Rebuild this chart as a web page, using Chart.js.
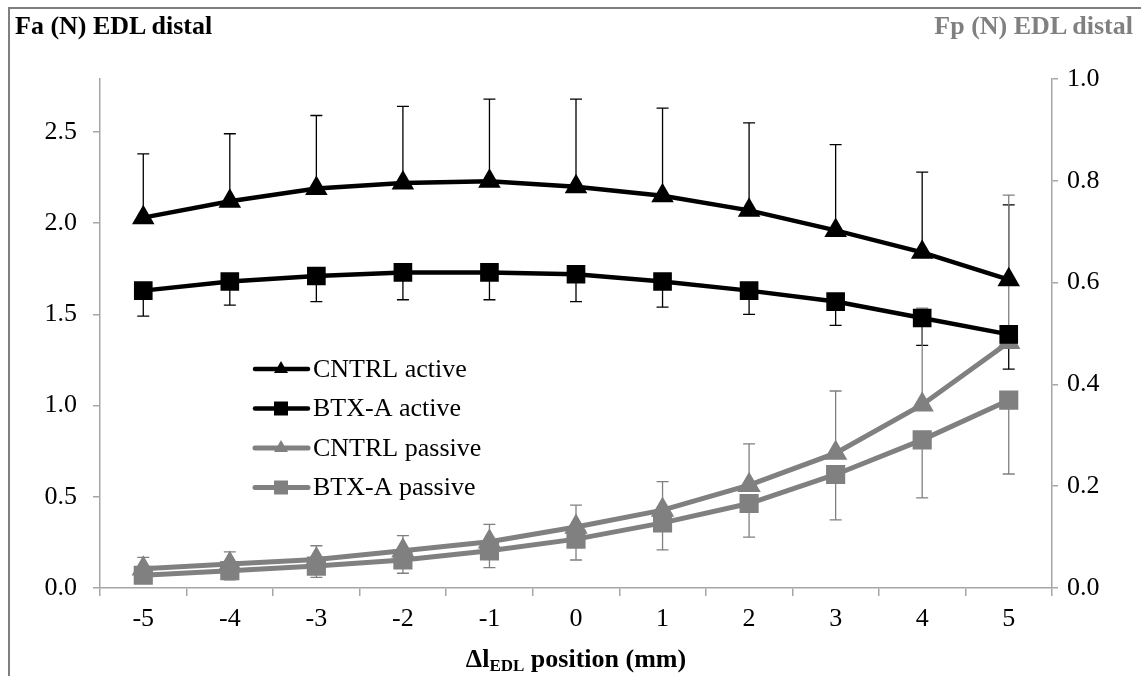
<!DOCTYPE html>
<html>
<head>
<meta charset="utf-8">
<script src="https://cdn.jsdelivr.net/npm/chart.js@4/dist/chart.umd.min.js"></script>
<style>
  body { margin: 0; background: #fff; }
  #wrap { position: relative; width: 1141px; height: 676px; overflow: hidden; }
  #frame { position: absolute; left: 8px; top: 7px; width: 1300px; height: 800px;
           border-left: 2px solid #7f7f7f; border-top: 2px solid #7f7f7f; }
  .title { position: absolute; top: 13px; font: bold 26px "Liberation Serif", serif; line-height: 1; white-space: nowrap; }
  #tl { left: 15px; color: #000; }
  #tr { right: 8px; color: #808080; }
  #xt { position: absolute; left: 100px; width: 952px; top: 646px; text-align: center;
        font: bold 26px "Liberation Serif", serif; line-height: 1; }
  #xt sub { font-size: 17px; vertical-align: -4px; }
  canvas { position: absolute; left: 0; top: 0; }
</style>
</head>
<body>
<div id="wrap">
  <div id="frame"></div>
  <canvas id="chart" width="1141" height="676"></canvas>
  <div class="title" id="tl">Fa (N) EDL distal</div>
  <div class="title" id="tr">Fp (N) EDL distal</div>
  <div id="xt">&Delta;l<sub>EDL</sub> position (mm)</div>
</div>
<script>
const positions = ['-5', '-4', '-3', '-2', '-1', '0', '1', '2', '3', '4', '5'];

// active force, left axis (N)
const cntrlActive = [2.03, 2.12, 2.19, 2.22, 2.23, 2.20, 2.15, 2.07, 1.96, 1.84, 1.69];
const cntrlActiveSD = [0.35, 0.37, 0.40, 0.42, 0.45, 0.48, 0.48, 0.48, 0.47, 0.44, 0.41];
const btxActive = [1.63, 1.68, 1.71, 1.73, 1.73, 1.72, 1.68, 1.63, 1.57, 1.48, 1.39];
const btxActiveSD = [0.14, 0.13, 0.14, 0.15, 0.15, 0.15, 0.14, 0.13, 0.13, 0.15, 0.19];

// passive force, right axis (N)
const cntrlPassive = [0.038, 0.047, 0.056, 0.073, 0.091, 0.120, 0.153, 0.202, 0.265, 0.360, 0.483];
const cntrlPassiveSD = [0.022, 0.024, 0.027, 0.030, 0.034, 0.043, 0.056, 0.081, 0.122, 0.190, 0.289];
const btxPassive = [0.025, 0.034, 0.043, 0.055, 0.073, 0.096, 0.128, 0.166, 0.223, 0.291, 0.369];
const btxPassiveSD = [0.010, 0.018, 0.022, 0.026, 0.033, 0.041, 0.053, 0.066, 0.089, 0.114, 0.145];

const leftTicks = [0, 0.5, 1.0, 1.5, 2.0, 2.5];

const BLACK = '#000000';
const GREY = '#808080';
const AXIS = '#a6a6a6';

// error bars: dir +1 = plus only, -1 = minus only
const errorBars = {
  id: 'errorBars',
  beforeDatasetsDraw(chart){
    const ctx = chart.ctx;
    const xs = chart.scales.x;
    chart.data.datasets.forEach(ds => {
      const ys = chart.scales[ds.yAxisID];
      ctx.save();
      ctx.strokeStyle = ds.borderColor;
      ctx.lineWidth = 1.3;
      ds.data.forEach((v, i) => {
        const x = xs.getPixelForValue(i);
        const y0 = ys.getPixelForValue(v);
        const y1 = ys.getPixelForValue(v + ds.errDir * ds.err[i]);
        ctx.beginPath();
        ctx.moveTo(x, y0);
        ctx.lineTo(x, y1);
        ctx.moveTo(x - 6, y1);
        ctx.lineTo(x + 6, y1);
        ctx.stroke();
      });
      ctx.restore();
    });
  }
};

function marker(ctx, style, x, y, color){
  ctx.fillStyle = color;
  ctx.beginPath();
  if(style === 'triangle'){
    ctx.moveTo(x, y - 8);
    ctx.lineTo(x + 7, y + 4);
    ctx.lineTo(x - 7, y + 4);
  } else {
    ctx.rect(x - 7, y - 7, 14, 14);
  }
  ctx.closePath();
  ctx.fill();
}

const legendBox = {
  id: 'legendBox',
  afterDraw(chart){
    const ctx = chart.ctx;
    chart.data.datasets.forEach((ds, i) => {
      const y = 369 + i * 39.5;
      ctx.save();
      ctx.strokeStyle = ds.borderColor;
      ctx.lineWidth = ds.borderWidth;
      ctx.lineCap = 'round';
      ctx.beginPath();
      ctx.moveTo(255, y);
      ctx.lineTo(308, y);
      ctx.stroke();
      marker(ctx, ds.pointStyle, 281, y, ds.borderColor);
      ctx.fillStyle = '#000';
      ctx.font = '26px "Liberation Serif", serif';
      ctx.textBaseline = 'middle';
      ctx.fillText(ds.label, 313, y + 1);
      ctx.restore();
    });
  }
};

new Chart(document.getElementById('chart'), {
  type: 'line',
  data: {
    labels: positions,
    datasets: [
      { label: 'CNTRL active', data: cntrlActive, err: cntrlActiveSD, errDir: 1, yAxisID: 'y',
        borderColor: BLACK, backgroundColor: BLACK, borderWidth: 4.5, pointStyle: 'triangle', pointRadius: 8.5 },
      { label: 'BTX-A active', data: btxActive, err: btxActiveSD, errDir: -1, yAxisID: 'y',
        borderColor: BLACK, backgroundColor: BLACK, borderWidth: 4.5, pointStyle: 'rect', pointRadius: 10 },
      { label: 'CNTRL passive', data: cntrlPassive, err: cntrlPassiveSD, errDir: 1, yAxisID: 'y1',
        borderColor: GREY, backgroundColor: GREY, borderWidth: 5, pointStyle: 'triangle', pointRadius: 8.5 },
      { label: 'BTX-A passive', data: btxPassive, err: btxPassiveSD, errDir: -1, yAxisID: 'y1',
        borderColor: GREY, backgroundColor: GREY, borderWidth: 5, pointStyle: 'rect', pointRadius: 10 }
    ]
  },
  options: {
    responsive: false,
    animation: false,
    layout: { padding: { top: 79, left: 0, right: 0, bottom: 0 } },
    elements: { line: { tension: 0 }, point: { borderWidth: 0 } },
    plugins: { legend: { display: false }, tooltip: { enabled: false } },
    scales: {
      x: {
        offset: true,
        grid: { offset: true, drawOnChartArea: false, tickLength: 8, color: AXIS, lineWidth: 1.5 },
        border: { color: AXIS, width: 1.5 },
        ticks: { color: '#000', padding: 8, font: { family: 'Liberation Serif', size: 26 } },
        afterFit(s){ s.height = 88; }
      },
      y: {
        position: 'left',
        min: 0, max: 2.79,
        afterBuildTicks(s){ s.ticks = leftTicks.map(v => ({ value: v })); },
        grid: { drawOnChartArea: false, tickLength: 7, color: AXIS, lineWidth: 1.5 },
        border: { color: AXIS, width: 1.5 },
        ticks: { color: '#000', padding: 16, font: { family: 'Liberation Serif', size: 26 },
                 callback: v => v.toFixed(1) },
        afterFit(s){ s.width = 100; }
      },
      y1: {
        position: 'right',
        min: 0, max: 1,
        grid: { drawOnChartArea: false, tickLength: 6, color: AXIS, lineWidth: 1.5 },
        border: { color: AXIS, width: 1.5 },
        ticks: { stepSize: 0.2, color: '#000', padding: 9, font: { family: 'Liberation Serif', size: 26 },
                 callback: v => v.toFixed(1) },
        afterFit(s){ s.width = 89; }
      }
    }
  },
  plugins: [errorBars, legendBox]
});
</script>
</body>
</html>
★ ★ ★ ★
_AIM_. Without the pictures, write out all of the material exactly.

_WRITTEN REPLY_.
Rebuild this chart as a web page, using Chart.js.
<!DOCTYPE html>
<html>
<head>
<meta charset="utf-8">
<script src="https://cdn.jsdelivr.net/npm/chart.js@4/dist/chart.umd.min.js"></script>
<style>
  body { margin: 0; background: #fff; }
  #wrap { position: relative; width: 1141px; height: 676px; overflow: hidden; }
  #frame { position: absolute; left: 8px; top: 7px; width: 1300px; height: 800px;
           border-left: 2px solid #7f7f7f; border-top: 2px solid #7f7f7f; }
  .title { position: absolute; top: 13px; font: bold 26px "Liberation Serif", serif; line-height: 1; white-space: nowrap; }
  #tl { left: 15px; color: #000; }
  #tr { right: 8px; color: #808080; }
  #xt { position: absolute; left: 100px; width: 952px; top: 646px; text-align: center;
        font: bold 26px "Liberation Serif", serif; line-height: 1; }
  #xt sub { font-size: 17px; vertical-align: -4px; }
  canvas { position: absolute; left: 0; top: 0; }
</style>
</head>
<body>
<div id="wrap">
  <div id="frame"></div>
  <canvas id="chart" width="1141" height="676"></canvas>
  <div class="title" id="tl">Fa (N) EDL distal</div>
  <div class="title" id="tr">Fp (N) EDL distal</div>
  <div id="xt">&Delta;l<sub>EDL</sub> position (mm)</div>
</div>
<script>
const positions = ['-5', '-4', '-3', '-2', '-1', '0', '1', '2', '3', '4', '5'];

// active force, left axis (N)
const cntrlActive = [2.03, 2.12, 2.19, 2.22, 2.23, 2.20, 2.15, 2.07, 1.96, 1.84, 1.69];
const cntrlActiveSD = [0.35, 0.37, 0.40, 0.42, 0.45, 0.48, 0.48, 0.48, 0.47, 0.44, 0.41];
const btxActive = [1.63, 1.68, 1.71, 1.73, 1.73, 1.72, 1.68, 1.63, 1.57, 1.48, 1.39];
const btxActiveSD = [0.14, 0.13, 0.14, 0.15, 0.15, 0.15, 0.14, 0.13, 0.13, 0.15, 0.19];

// passive force, right axis (N)
const cntrlPassive = [0.038, 0.047, 0.056, 0.073, 0.091, 0.120, 0.153, 0.202, 0.265, 0.360, 0.483];
const cntrlPassiveSD = [0.022, 0.024, 0.027, 0.030, 0.034, 0.043, 0.056, 0.081, 0.122, 0.190, 0.289];
const btxPassive = [0.025, 0.034, 0.043, 0.055, 0.073, 0.096, 0.128, 0.166, 0.223, 0.291, 0.369];
const btxPassiveSD = [0.010, 0.018, 0.022, 0.026, 0.033, 0.041, 0.053, 0.066, 0.089, 0.114, 0.145];

const leftTicks = [0, 0.5, 1.0, 1.5, 2.0, 2.5];

const BLACK = '#000000';
const GREY = '#808080';
const AXIS = '#a6a6a6';

// error bars: dir +1 = plus only, -1 = minus only
const errorBars = {
  id: 'errorBars',
  beforeDatasetsDraw(chart){
    const ctx = chart.ctx;
    const xs = chart.scales.x;
    chart.data.datasets.forEach(ds => {
      const ys = chart.scales[ds.yAxisID];
      ctx.save();
      ctx.strokeStyle = ds.borderColor;
      ctx.lineWidth = 1.3;
      ds.data.forEach((v, i) => {
        const x = xs.getPixelForValue(i);
        const y0 = ys.getPixelForValue(v);
        const y1 = ys.getPixelForValue(v + ds.errDir * ds.err[i]);
        ctx.beginPath();
        ctx.moveTo(x, y0);
        ctx.lineTo(x, y1);
        ctx.moveTo(x - 6, y1);
        ctx.lineTo(x + 6, y1);
        ctx.stroke();
      });
      ctx.restore();
    });
  }
};

function marker(ctx, style, x, y, color){
  ctx.fillStyle = color;
  ctx.beginPath();
  if(style === 'triangle'){
    ctx.moveTo(x, y - 8);
    ctx.lineTo(x + 7, y + 4);
    ctx.lineTo(x - 7, y + 4);
  } else {
    ctx.rect(x - 7, y - 7, 14, 14);
  }
  ctx.closePath();
  ctx.fill();
}

const legendBox = {
  id: 'legendBox',
  afterDraw(chart){
    const ctx = chart.ctx;
    chart.data.datasets.forEach((ds, i) => {
      const y = 369 + i * 39.5;
      ctx.save();
      ctx.strokeStyle = ds.borderColor;
      ctx.lineWidth = ds.borderWidth;
      ctx.lineCap = 'round';
      ctx.beginPath();
      ctx.moveTo(255, y);
      ctx.lineTo(308, y);
      ctx.stroke();
      marker(ctx, ds.pointStyle, 281, y, ds.borderColor);
      ctx.fillStyle = '#000';
      ctx.font = '26px "Liberation Serif", serif';
      ctx.textBaseline = 'middle';
      ctx.fillText(ds.label, 313, y + 1);
      ctx.restore();
    });
  }
};

new Chart(document.getElementById('chart'), {
  type: 'line',
  data: {
    labels: positions,
    datasets: [
      { label: 'CNTRL active', data: cntrlActive, err: cntrlActiveSD, errDir: 1, yAxisID: 'y',
        borderColor: BLACK, backgroundColor: BLACK, borderWidth: 4.5, pointStyle: 'triangle', pointRadius: 8.5 },
      { label: 'BTX-A active', data: btxActive, err: btxActiveSD, errDir: -1, yAxisID: 'y',
        borderColor: BLACK, backgroundColor: BLACK, borderWidth: 4.5, pointStyle: 'rect', pointRadius: 10 },
      { label: 'CNTRL passive', data: cntrlPassive, err: cntrlPassiveSD, errDir: 1, yAxisID: 'y1',
        borderColor: GREY, backgroundColor: GREY, borderWidth: 5, pointStyle: 'triangle', pointRadius: 8.5 },
      { label: 'BTX-A passive', data: btxPassive, err: btxPassiveSD, errDir: -1, yAxisID: 'y1',
        borderColor: GREY, backgroundColor: GREY, borderWidth: 5, pointStyle: 'rect', pointRadius: 10 }
    ]
  },
  options: {
    responsive: false,
    animation: false,
    layout: { padding: { top: 79, left: 0, right: 0, bottom: 0 } },
    elements: { line: { tension: 0 }, point: { borderWidth: 0 } },
    plugins: { legend: { display: false }, tooltip: { enabled: false } },
    scales: {
      x: {
        offset: true,
        grid: { offset: true, drawOnChartArea: false, tickLength: 8, color: AXIS, lineWidth: 1.5 },
        border: { color: AXIS, width: 1.5 },
        ticks: { color: '#000', padding: 8, font: { family: 'Liberation Serif', size: 26 } },
        afterFit(s){ s.height = 88; }
      },
      y: {
        position: 'left',
        min: 0, max: 2.79,
        afterBuildTicks(s){ s.ticks = leftTicks.map(v => ({ value: v })); },
        grid: { drawOnChartArea: false, tickLength: 7, color: AXIS, lineWidth: 1.5 },
        border: { color: AXIS, width: 1.5 },
        ticks: { color: '#000', padding: 16, font: { family: 'Liberation Serif', size: 26 },
                 callback: v => v.toFixed(1) },
        afterFit(s){ s.width = 100; }
      },
      y1: {
        position: 'right',
        min: 0, max: 1,
        grid: { drawOnChartArea: false, tickLength: 6, color: AXIS, lineWidth: 1.5 },
        border: { color: AXIS, width: 1.5 },
        ticks: { stepSize: 0.2, color: '#000', padding: 9, font: { family: 'Liberation Serif', size: 26 },
                 callback: v => v.toFixed(1) },
        afterFit(s){ s.width = 89; }
      }
    }
  },
  plugins: [errorBars, legendBox]
});
</script>
</body>
</html>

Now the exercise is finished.